Neither of mine have ever shown any interest in electrical cords (even Sam as a young puppy) but I would say if you are worried about it, to maybe get those tube things they sell at office supply stores that you can bunch the cords in.. or do what Jill said and just keep things unplugged until you need to use them.


----------



## CravenCloseClan (Jan 20, 2009)

We either pinned them all to the walls with clips, or covered them with duck tape whilst she was young. freestanding lamps were removed at first. She didn't go for any cables that were tidied back, but anything that moved when she went near would be investigated with paws and teeth - like the telephone cable, which we had to tape to a table leg!
Now she's 5 months and pays no interest in them at all.
Good luck with the new arrival!


----------



## Sucker For Gold (Jan 13, 2009)

Thanks for the responses. I don't every remember this being a problem when our last golden was a pup, but my wife was concerned. I guess an ounce of prevention is probably a better idea than seeing the brand new puppy lit up like Christmas.


----------



## Bock (Jun 23, 2008)

There are several different products out there to help with that.

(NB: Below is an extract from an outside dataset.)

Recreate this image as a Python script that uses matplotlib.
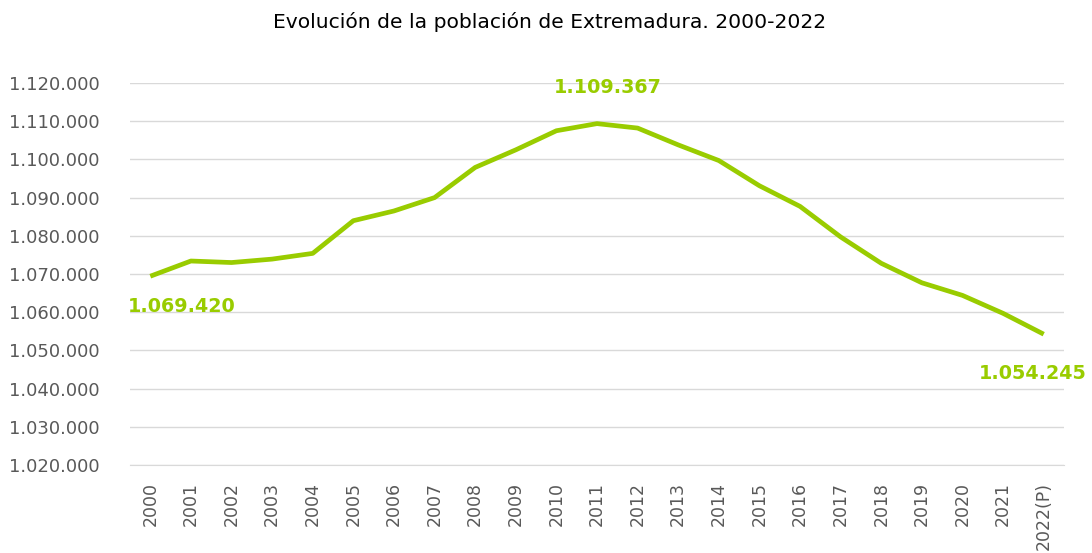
from matplotlib import pyplot as plt
from matplotlib.ticker import FuncFormatter

years = ['2000', '2001', '2002', '2003', '2004', '2005', '2006', '2007', '2008',
         '2009', '2010', '2011', '2012', '2013', '2014', '2015', '2016', '2017',
         '2018', '2019', '2020', '2021', '2022(P)']
poblacion = [1069420, 1073400, 1073000, 1073900, 1075400, 1083950, 1086500,
             1090000, 1097900, 1102500, 1107500, 1109367, 1108200, 1103800,
             1099700, 1093100, 1087700, 1079700, 1072800, 1067700, 1064400,
             1059700, 1054245]
# labelled points: index, text offset (points), alignment
destacados = [(0, (-16, -22), 'left'), (11, (8, 26), 'center'), (22, (-47, -28), 'left')]

verde = '#99CC00'
gris = '#595959'

def miles(v, pos=None):
    return f'{int(round(v)):,}'.replace(',', '.')

fig = plt.figure(figsize=(10.92, 5.53), dpi=100)
ax = fig.add_axes([130 / 1092, 1 - 465 / 553, 934 / 1092, 382 / 553])

x = range(len(years))
ax.plot(x, poblacion, color=verde, linewidth=3.4, solid_capstyle='butt', zorder=3)

for i, off, ha in destacados:
    ax.annotate(miles(poblacion[i]), (i, poblacion[i]), xytext=off,
                textcoords='offset points', ha=ha, va='center',
                color=verde, fontsize=13.8, fontweight='bold', annotation_clip=False)

ax.set_xlim(-0.5, len(years) - 0.5)
ax.set_ylim(1020000, 1120000)
ax.set_yticks(range(1020000, 1120001, 10000))
ax.yaxis.set_major_formatter(FuncFormatter(miles))
ax.set_xticks(list(x))
ax.set_xticklabels(years, rotation=90)
ax.tick_params(axis='y', length=0, labelsize=13, labelcolor=gris, pad=22)
ax.tick_params(axis='x', length=0, labelsize=12.5, labelcolor=gris, pad=12)
ax.grid(axis='y', color='#d9d9d9', linewidth=1)
ax.set_axisbelow(True)
for s in ['top', 'right', 'left']:
    ax.spines[s].set_visible(False)
ax.spines['bottom'].set_color('#d9d9d9')

fig.text(550 / 1092, 1 - 22 / 553, 'Evolución de la población de Extremadura. 2000-2022',
         ha='center', va='center', fontsize=14.6, color='#000000')

fig.savefig('out.png', dpi=100)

One is a tubing that you put over the cords-however, this tubing has bitter apple product built into it so even if puppy decides to chew on the tubing hopefully the bitter apple will deter him thus saving your cords.

Also just normal tubing

We just strategically placed ours to where they was very little cord showing and gave her an "ahhh!" if she got close to one and then gave her a chew toy when she responded.


----------



## Sucker For Gold (Jan 13, 2009)

Bock said:


> One is a tubing that you put over the cords-however, this tubing has bitter apple product built into it so even if puppy decides to chew on the tubing hopefully the bitter apple will deter him thus saving your cords.
> 
> We just strategically placed ours to where they was very little cord showing and gave her an "ahhh!" if she got close to one and then gave her a chew toy when she responded.


I have been looking at "crittercords" which has bitter apple infused in them.

But I think the best long term solution is to leave them alone and correct when necessary, like you do.


----------



## Bender (Dec 30, 2008)

A crate is awesome for keeping them out of trouble. 

Whenever I'm working with a puppy, I have toys, treats and one eye on them at all times. So before they start to chew a cord, I call their name, have a treat ready when they come, or I say 'hey hey' and toss a toy for them. So before they learn how yummy cords are to chew, they learn recalls and the start of field work. I also make sure there are some very tempting chew items around, like a beef bone, antler or something coated with peanut butter - much nicer than some old cord. Most of the toys are on strings so they become tug toys attached to me (I'm not that cool otherwise, and if I'm busy doing something and can't be the life of the party, puppy goes on a leash and is attached to me, or into the crate with a good chew item. Apart from removing the REALLY cool items a pup might chew or grab (and this depends on the puppy, Storee was/is a monster for grabbing things) I don't do a lot of prep apart from getting the crate ready and having lots of toys and chews on hand. And think of names...

Lana


----------